The OECD welcomes recent actions by the European Central Bank to boost GDP growth and encourage investment, including quantitative easing. However, given the weakness of demand, EU member states should also use the flexibility within the trading bloc’s fiscal rules more fully.
Unemployment will continue declining in Japan, Canada, the UK and US. Despite Japan’s recent economic slowdown, the OECD forecasts GDP will start to recover soon.
China is forecast to continue growing in a high but more durable and economically realistic growth rate, while India is expected to see accelerating expansion after two disappointing years.
Brazil, is currently going through a recession, but should soon post a modest rebound.
Good jobs elusive
OECD Deputy Secretary-General and Acting Chief Economist Rintaro Tamaki, presented the Interim Economic Assessment in Paris today.
Mr. Tamaki said:
“The global economy is expanding unevenly, and at only a moderate rate. Trade growth therefore remains sluggish and labor market conditions in the main advanced economies are improving only gradually, with far too many people still unable to find good jobs worldwide.”
“The continued failure to generate strong, balanced and inclusive growth underlines the urgency of undertaking ambitious reforms.”

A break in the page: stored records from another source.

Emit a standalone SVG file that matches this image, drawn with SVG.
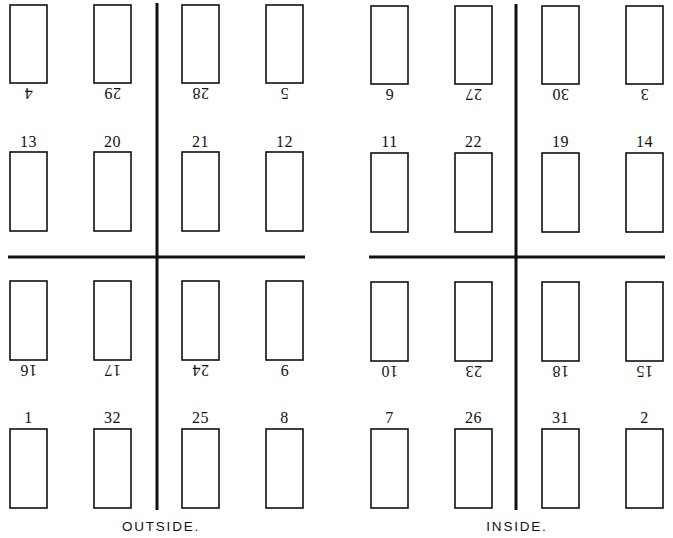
<svg xmlns="http://www.w3.org/2000/svg" width="673" height="538" viewBox="0 0 673 538">
<style>
.pg{fill:#fff;stroke:#111;stroke-width:1.6}
.fold{stroke:#111;stroke-width:3;fill:none}
.n{font-family:"Liberation Serif",serif;font-size:16px;fill:#111;text-anchor:middle;letter-spacing:0.5px}
.cap{font-family:"Liberation Sans",Arial,sans-serif;font-size:13.5px;fill:#111;text-anchor:middle;letter-spacing:1.8px}
</style>
<rect width="673" height="538" fill="#fff"/>
<g id="connectors">
<line class="fold" x1="157" y1="3" x2="157" y2="510"/>
<line class="fold" x1="8" y1="257" x2="305" y2="257"/>
<line class="fold" x1="516" y1="4" x2="516" y2="510"/>
<line class="fold" x1="369" y1="257" x2="665" y2="257"/>
</g>
<g id="outside">
<g id="p4"><rect class="pg" x="10" y="5" width="37" height="78"/><text class="n" x="28.5" y="88" transform="rotate(180 28.5 88)">4</text></g>
<g id="p29"><rect class="pg" x="94" y="5" width="37" height="78"/><text class="n" x="112.5" y="88" transform="rotate(180 112.5 88)">29</text></g>
<g id="p28"><rect class="pg" x="182" y="5" width="37" height="78"/><text class="n" x="200.5" y="88" transform="rotate(180 200.5 88)">28</text></g>
<g id="p5"><rect class="pg" x="266" y="5" width="37" height="78"/><text class="n" x="284.5" y="88" transform="rotate(180 284.5 88)">5</text></g>
<g id="p13"><rect class="pg" x="10" y="152" width="37" height="79"/><text class="n" x="28.5" y="147">13</text></g>
<g id="p20"><rect class="pg" x="94" y="152" width="37" height="79"/><text class="n" x="112.5" y="147">20</text></g>
<g id="p21"><rect class="pg" x="182" y="152" width="37" height="79"/><text class="n" x="200.5" y="147">21</text></g>
<g id="p12"><rect class="pg" x="266" y="152" width="37" height="79"/><text class="n" x="284.5" y="147">12</text></g>
<g id="p16"><rect class="pg" x="10" y="281" width="37" height="79"/><text class="n" x="28.5" y="365" transform="rotate(180 28.5 365)">16</text></g>
<g id="p17"><rect class="pg" x="94" y="281" width="37" height="79"/><text class="n" x="112.5" y="365" transform="rotate(180 112.5 365)">17</text></g>
<g id="p24"><rect class="pg" x="182" y="281" width="37" height="79"/><text class="n" x="200.5" y="365" transform="rotate(180 200.5 365)">24</text></g>
<g id="p9"><rect class="pg" x="266" y="281" width="37" height="79"/><text class="n" x="284.5" y="365" transform="rotate(180 284.5 365)">9</text></g>
<g id="p1"><rect class="pg" x="10" y="429" width="37" height="79"/><text class="n" x="28.5" y="423">1</text></g>
<g id="p32"><rect class="pg" x="94" y="429" width="37" height="79"/><text class="n" x="112.5" y="423">32</text></g>
<g id="p25"><rect class="pg" x="182" y="429" width="37" height="79"/><text class="n" x="200.5" y="423">25</text></g>
<g id="p8"><rect class="pg" x="266" y="429" width="37" height="79"/><text class="n" x="284.5" y="423">8</text></g>
<text class="cap" x="161" y="531">OUTSIDE.</text>
</g>
<g id="inside">
<g id="p6"><rect class="pg" x="371" y="6" width="37" height="78"/><text class="n" x="389.5" y="89" transform="rotate(180 389.5 89)">6</text></g>
<g id="p27"><rect class="pg" x="455" y="6" width="37" height="78"/><text class="n" x="473.5" y="89" transform="rotate(180 473.5 89)">27</text></g>
<g id="p30"><rect class="pg" x="542" y="6" width="37" height="78"/><text class="n" x="560.5" y="89" transform="rotate(180 560.5 89)">30</text></g>
<g id="p3"><rect class="pg" x="626" y="6" width="37" height="78"/><text class="n" x="644.5" y="89" transform="rotate(180 644.5 89)">3</text></g>
<g id="p11"><rect class="pg" x="371" y="153" width="37" height="79"/><text class="n" x="389.5" y="147">11</text></g>
<g id="p22"><rect class="pg" x="455" y="153" width="37" height="79"/><text class="n" x="473.5" y="147">22</text></g>
<g id="p19"><rect class="pg" x="542" y="153" width="37" height="79"/><text class="n" x="560.5" y="147">19</text></g>
<g id="p14"><rect class="pg" x="626" y="153" width="37" height="79"/><text class="n" x="644.5" y="147">14</text></g>
<g id="p10"><rect class="pg" x="371" y="282" width="37" height="79"/><text class="n" x="389.5" y="366" transform="rotate(180 389.5 366)">10</text></g>
<g id="p23"><rect class="pg" x="455" y="282" width="37" height="79"/><text class="n" x="473.5" y="366" transform="rotate(180 473.5 366)">23</text></g>
<g id="p18"><rect class="pg" x="542" y="282" width="37" height="79"/><text class="n" x="560.5" y="366" transform="rotate(180 560.5 366)">18</text></g>
<g id="p15"><rect class="pg" x="626" y="282" width="37" height="79"/><text class="n" x="644.5" y="366" transform="rotate(180 644.5 366)">15</text></g>
<g id="p7"><rect class="pg" x="371" y="429" width="37" height="79"/><text class="n" x="389.5" y="423">7</text></g>
<g id="p26"><rect class="pg" x="455" y="429" width="37" height="79"/><text class="n" x="473.5" y="423">26</text></g>
<g id="p31"><rect class="pg" x="542" y="429" width="37" height="79"/><text class="n" x="560.5" y="423">31</text></g>
<g id="p2"><rect class="pg" x="626" y="429" width="37" height="79"/><text class="n" x="644.5" y="423">2</text></g>
<text class="cap" x="517" y="531">INSIDE.</text>
</g>
</svg>
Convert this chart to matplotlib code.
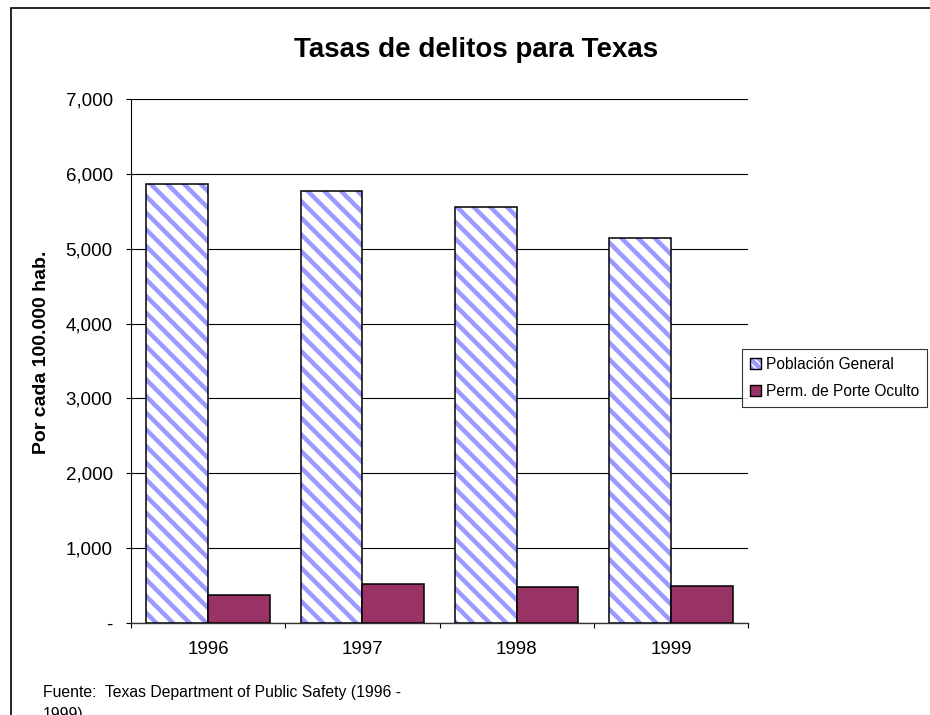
import matplotlib
matplotlib.use("Agg")
import matplotlib.pyplot as plt
from matplotlib.patches import Patch, Rectangle
from matplotlib.legend_handler import HandlerTuple
from matplotlib.ticker import FuncFormatter, FixedLocator
import numpy as np

plt.rcParams['font.family'] = ['Liberation Sans', 'DejaVu Sans']
plt.rcParams['hatch.linewidth'] = 3.2

years = ['1996', '1997', '1998', '1999']
poblacion_general = [5869, 5767, 5557, 5139]
porte_oculto = [370, 521, 477, 494]
series_names = ['Población General', 'Perm. de Porte Oculto']

blue = '#9999ff'
maroon = '#993366'

fig = plt.figure(figsize=(9.3, 7.15), dpi=100)
ax = fig.add_axes([131/930, 1-623/715, 617/930, 524/715])

x = np.arange(len(years))
w = 0.4
ax.bar(x - w/2, poblacion_general, width=w, facecolor='white', edgecolor=blue,
       hatch='\\\\', linewidth=0, zorder=3)
ax.bar(x - w/2, poblacion_general, width=w, fill=False, edgecolor='black',
       linewidth=1.1, zorder=4)
ax.bar(x + w/2, porte_oculto, width=w, facecolor=maroon, edgecolor='black',
       linewidth=1.1, zorder=4)

ax.set_xlim(-0.5, len(years) - 0.5)
ax.set_ylim(0, 7000)
ax.set_yticks(np.arange(0, 7001, 1000))
ax.yaxis.set_major_formatter(FuncFormatter(lambda v, p: '-' if v == 0 else f'{int(v):,}'))
ax.grid(axis='y', color='black', linewidth=0.8, zorder=1)
ax.set_axisbelow(True)

ax.set_xticks(x)
ax.set_xticklabels(years)
ax.xaxis.set_minor_locator(FixedLocator(np.arange(-0.5, len(years), 1.0)))
ax.tick_params(axis='x', which='major', length=0, labelsize=13.5, pad=13)
ax.tick_params(axis='x', which='minor', length=3.6, width=0.8, direction='out')
ax.tick_params(axis='y', length=3.6, width=0.8, direction='out', labelsize=13.5, pad=9.5)

for s in ['top', 'right']:
    ax.spines[s].set_visible(False)
ax.spines['left'].set_linewidth(0.8)
ax.spines['bottom'].set_linewidth(1.0)
ax.spines['bottom'].set_color('#333333')

fig.text(42/930, 1-352/715, 'Por cada 100.000 hab.', fontsize=14, fontweight='bold',
         rotation=90, ha='center', va='center')

fig.text(476/930, 1-57/715, 'Tasas de delitos para Texas', fontsize=20,
         fontweight='bold', ha='center', va='baseline')

fig.text(43/930, 1-697/715, 'Fuente:  Texas Department of Public Safety (1996 -',
         fontsize=11.3, ha='left', va='baseline')
fig.text(43/930, 1-719/715, '1999)', fontsize=11.3, ha='left', va='baseline')

h1 = (Patch(facecolor='white', edgecolor=blue, hatch='\\\\\\\\', linewidth=0),
      Patch(fill=False, edgecolor='black', linewidth=1.0))
h2 = Patch(facecolor=maroon, edgecolor='black', linewidth=1.0)
leg = fig.legend([h1, h2], series_names, loc='center left',
                 bbox_to_anchor=(742/930, 1-378/715), fontsize=11.2,
                 handler_map={tuple: HandlerTuple(ndivide=1, pad=0)},
                 frameon=True, fancybox=False, edgecolor='black',
                 handlelength=0.7, handleheight=0.7, handletextpad=0.35,
                 borderpad=0.5, labelspacing=0.8, borderaxespad=0)
leg.get_frame().set_linewidth(0.8)

fig.patches.append(Rectangle((11/930, -0.1), 1.0, 1-8/715 + 0.1, transform=fig.transFigure,
                             fill=False, edgecolor='black', linewidth=1.2))

fig.savefig('out.png', dpi=100)
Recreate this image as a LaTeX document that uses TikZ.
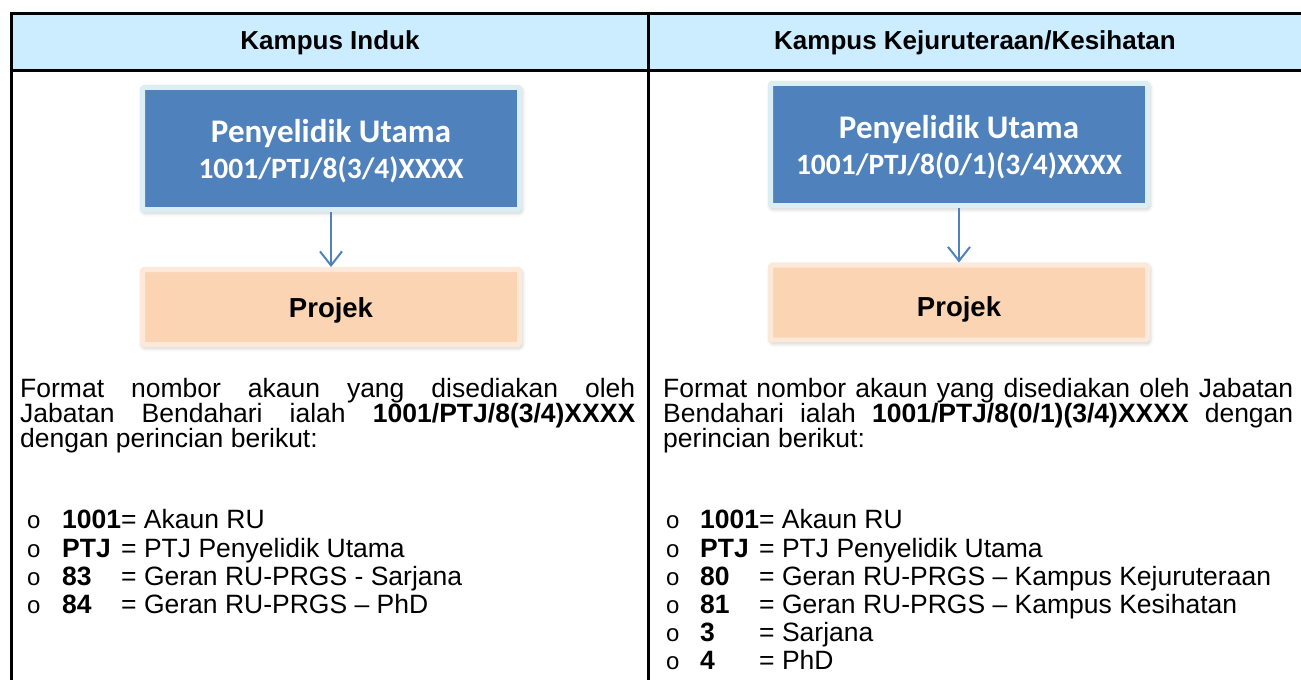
\documentclass[tikz,border=0pt]{standalone}
\usepackage{fontspec}
\setmainfont{Liberation Sans}
\newfontfamily\calibri{Carlito}
\usetikzlibrary{arrows.meta,shadows.blur}
\definecolor{hdrfill}{HTML}{CCECFF}
\definecolor{piblue}{HTML}{4F81BD}
\definecolor{pilite}{HTML}{DBEEF4}
\definecolor{pjfill}{HTML}{FBD4B4}
\definecolor{pjlite}{HTML}{FDE9D9}
\tikzset{
  tbl/.style={line width=3bp,black},
  hdr/.style={font=\fontsize{26bp}{28bp}\selectfont\bfseries,inner sep=0pt},
  pibox/.style={rectangle,fill=piblue,draw=pilite,line width=5bp,rounded corners=1.5bp,
    minimum width=377bp,minimum height=122bp,
    blur shadow={shadow xshift=1bp,shadow yshift=-2bp,shadow blur radius=5bp,shadow opacity=35}},
  pjbox/.style={rectangle,fill=pjfill,draw=pjlite,line width=5bp,rounded corners=1.5bp,
    minimum width=377bp,minimum height=75bp,
    blur shadow={shadow xshift=1bp,shadow yshift=-2bp,shadow blur radius=5bp,shadow opacity=35}},
  pitext/.style={text=white,align=center,inner sep=0pt,
    font=\calibri\bfseries\fontsize{33bp}{36bp}\selectfont},
  pjtext/.style={inner sep=0pt,font=\fontsize{27.5bp}{32bp}\selectfont\bfseries},
  arr/.style={piblue,line width=2bp,-{Straight Barb[length=14bp,width=22bp,line width=2bp]}},
  body/.style={anchor=base west,inner sep=0pt,font=\fontsize{26.5bp}{27bp}\selectfont},
  bul/.style={anchor=base west,inner sep=0pt,font=\fontsize{24bp}{25bp}\selectfont},
}
\begin{document}
\begin{tikzpicture}[x=1bp,y=-1bp]
\useasboundingbox (0,0) rectangle (1301,680);
% table
\fill[hdrfill] (11,14) rectangle (1301,71);
\draw[tbl] (1301,14) -- (11,14) -- (11,680);
\draw[tbl] (11,71) -- (1301,71);
\draw[tbl] (648,14) -- (648,680);
\node[hdr] (h1) at (330,42.5) {Kampus Induk};
\node[hdr] (h2) at (975,42.5) {Kampus Kejuruteraan/Kesihatan};
% left diagram
\node[pibox] (pl) at (331,148.5) {};
\node[pitext] (plt) at (331,151) {Penyelidik Utama\\{\fontsize{29.5bp}{30bp}\selectfont 1001/PTJ/8(3/4)XXXX}};
\node[pjbox] (jl) at (331,307) {};
\node[pjtext] (jlt) at (331,310.5) {Projek};
\draw[arr] (pl.south) -- (jl.north);
% right diagram
\node[pibox] (pr) at (959,144.5) {};
\node[pitext] (prt) at (959,147) {Penyelidik Utama\\{\fontsize{29.5bp}{30bp}\selectfont 1001/PTJ/8(0/1)(3/4)XXXX}};
\node[pjbox] (jr) at (959,302.5) {};
\node[pjtext] (jrt) at (959,309) {Projek};
\draw[arr] (pr.south) -- (jr.north);
% left text
\node[body] (la) at (20,397) {\makebox[615bp][s]{Format nombor akaun yang disediakan oleh}};
\node[body] (lb) at (20,422) {\makebox[615bp][s]{Jabatan Bendahari ialah \textbf{1001/PTJ/8(3/4)XXXX}}};
\node[body] (lc) at (20,447) {dengan perincian berikut:};
\node[bul] (lo1) at (27,528) {o};
\node[bul] (lo2) at (27,557) {o};
\node[bul] (lo3) at (27,585) {o};
\node[bul] (lo4) at (27,613) {o};
\node[body] (lk1) at (62,528) {\textbf{1001}= Akaun RU};
\node[body] (lk2) at (62,557) {\textbf{PTJ}};
\node[body] (le2) at (121,557) {= PTJ Penyelidik Utama};
\node[body] (lk3) at (62,585) {\textbf{83}};
\node[body] (le3) at (121,585) {= Geran RU-PRGS - Sarjana};
\node[body] (lk4) at (62,613) {\textbf{84}};
\node[body] (le4) at (121,613) {= Geran RU-PRGS – PhD};
% right text
\node[body] (ra) at (663,397) {\makebox[630bp][s]{Format nombor akaun yang disediakan oleh Jabatan}};
\node[body] (rb) at (663,422) {\makebox[630bp][s]{Bendahari ialah \textbf{1001/PTJ/8(0/1)(3/4)XXXX} dengan}};
\node[body] (rc) at (663,447) {perincian berikut:};
\node[bul] (ro1) at (666,528) {o};
\node[bul] (ro2) at (666,557) {o};
\node[bul] (ro3) at (666,585) {o};
\node[bul] (ro4) at (666,613) {o};
\node[bul] (ro5) at (666,641) {o};
\node[bul] (ro6) at (666,669) {o};
\node[body] (rk1) at (700,528) {\textbf{1001}= Akaun RU};
\node[body] (rk2) at (700,557) {\textbf{PTJ}};
\node[body] (re2) at (759,557) {= PTJ Penyelidik Utama};
\node[body] (rk3) at (700,585) {\textbf{80}};
\node[body] (re3) at (759,585) {= Geran RU-PRGS – Kampus Kejuruteraan};
\node[body] (rk4) at (700,613) {\textbf{81}};
\node[body] (re4) at (759,613) {= Geran RU-PRGS – Kampus Kesihatan};
\node[body] (rk5) at (700,641) {\textbf{3}};
\node[body] (re5) at (759,641) {= Sarjana};
\node[body] (rk6) at (700,669) {\textbf{4}};
\node[body] (re6) at (759,669) {= PhD};
\end{tikzpicture}
\end{document}
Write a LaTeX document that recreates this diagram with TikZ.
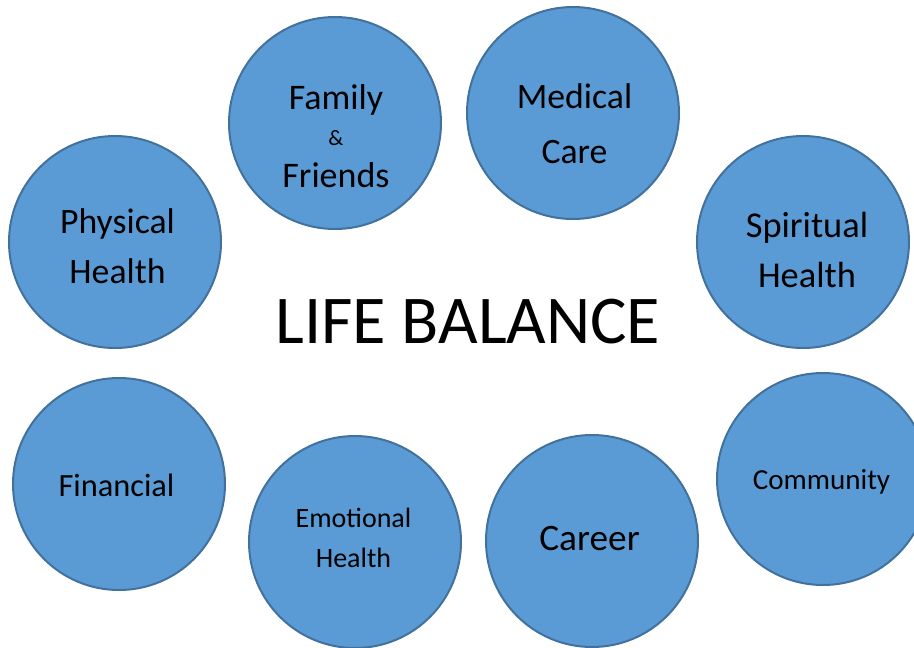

Among the major economies, the OECD has the following forecasts for GDP growth:
- United States: 2.1% (2014) and 3.1% (2015),
- United Kingdom: 3.1% (2014) and 2.8% (2015),
- Canada: 2.3% (2014) and 2.7% (2015),
- Japan: 0.9% (2014) and 1.1% (2015),
- Germany: 1.5% (2014) and 1.5% again (2015),
- France: 0.4% (2014) and 1% (2015),
- Italy: (minus) -0.4% (2014) and 0.1% (2015),
- China: 7.4% (2014) and 7.3% (2015),
- India: 5.7% (2015) and 5.9% (2015),
- Brazil: 0.3% (2014) and 1.4% (2015),
- Eurozone: 0.8% (2014) and 1.1% (2015),
The OECD urges more monetary support for the Eurozone, given its very low-growth rate and serious risk that demand could slip further if inflation remains ultra-low or even goes into negative figures.
Mr. Tamaki said:
“The euro area (Eurozone) needs more vigorous monetary stimulus, while the US and the UK are rightly winding down their unconventional monetary easing,” Mr Tamaki said. “Japan still needs more quantitative easing to secure a lasting break with deflation, but must make more progress on fiscal consolidation than most other countries.”